For the experiment using the injection method, the original crystallization solution contained 1,8-DBrO guest molecules (guest B), and a solution containing HD (guest A) was injected periodically as the crystal growth proceeded. From the Y-scan (Figure 4e), RN fluctuates as a function of depth in the crystal, with minima at Y ≈ 30 and 105 μm, and maxima at Y ≈ 5 and 55 μm. The minima correspond to regions of the crystal that are relatively rich in HD, whereas the maxima correspond to regions relatively rich in 1,8-DBrO. The corresponding regions are also observed in the XY-scan (Figure 4f), in which two HD-rich regions (low RN; green) and two 1,8-DBrO-rich regions (high RN; blue/purple) are clearly identified. In the HD-rich regions, growth occurred immediately following injection of HD into the crystallization solution,[24] and it is clear that the crystal actually started to grow immediately following the first injection of HD rather than in the period prior to the first injection (if crystal growth had started before the first injection, the core of the crystal would contain only 1,8-DBrO guests), as evidenced by the HD-rich region close to the center of the crystal (X ≈ 10 μm; Y ≈ 110 μm) and indicated by the blue arrow in Figure 2e. In the period following the first injection of HD, RN increases with further growth, indicating that the HD introduced to the solution is consumed rapidly. Following the second injection of HD (30 min after the first injection), RN drops rapidly as HD dominates the growth process again (indicated by the red arrow in Figure 2e). The fact that RN does not drop abruptly (e.g., vertically in Figure 2e) immediately following the injection of HD suggests that, after injection, diffusion of HD molecules to the surfaces of the growing crystal is not instantaneous. These phenomena result in the formation of an “onionskin” crystal composed of shells that are alternately rich in the two types of guest molecule (see Figure 3d). However, for reasons discussed above, the composition of the crystal does not alternate abruptly between shells of only HD and shells of only 1,8-DBrO.

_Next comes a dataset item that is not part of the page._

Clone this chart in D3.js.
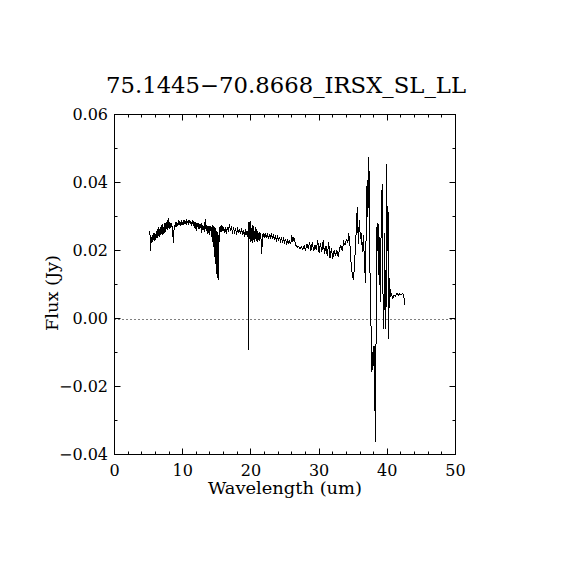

The results reported here demonstrate several successful experimental strategies that have been designed for controlling the spatial distribution of binary mixtures of guest molecules in solid organic inclusion compounds. In principle, these strategies could be applied to a wide range of materials, including any crystal constructed from two or more isostructural subunits, for instance other inclusion compounds such as gas hydrates, zeolites and other microporous inorganic solids, and metal–organic framework materials. This paper also demonstrates the utility of confocal Raman microspectrometry as a noninvasive and nondestructive technique for mapping the composition of multicomponent crystals. Although the interpretations in this paper have been restricted to a qualitative level, our ongoing research is focused on further optimizing the injection method to gain deeper kinetic insights into the crystal growth by using the “bands” as “time-markers” for the growth process. Current research is also directed toward understanding the physical properties of multicomponent crystals by investigating, inter alia, phase transition behavior and diffraction properties of solid inclusion compounds prepared with different types of spatial distribution of binary mixtures of guest molecules.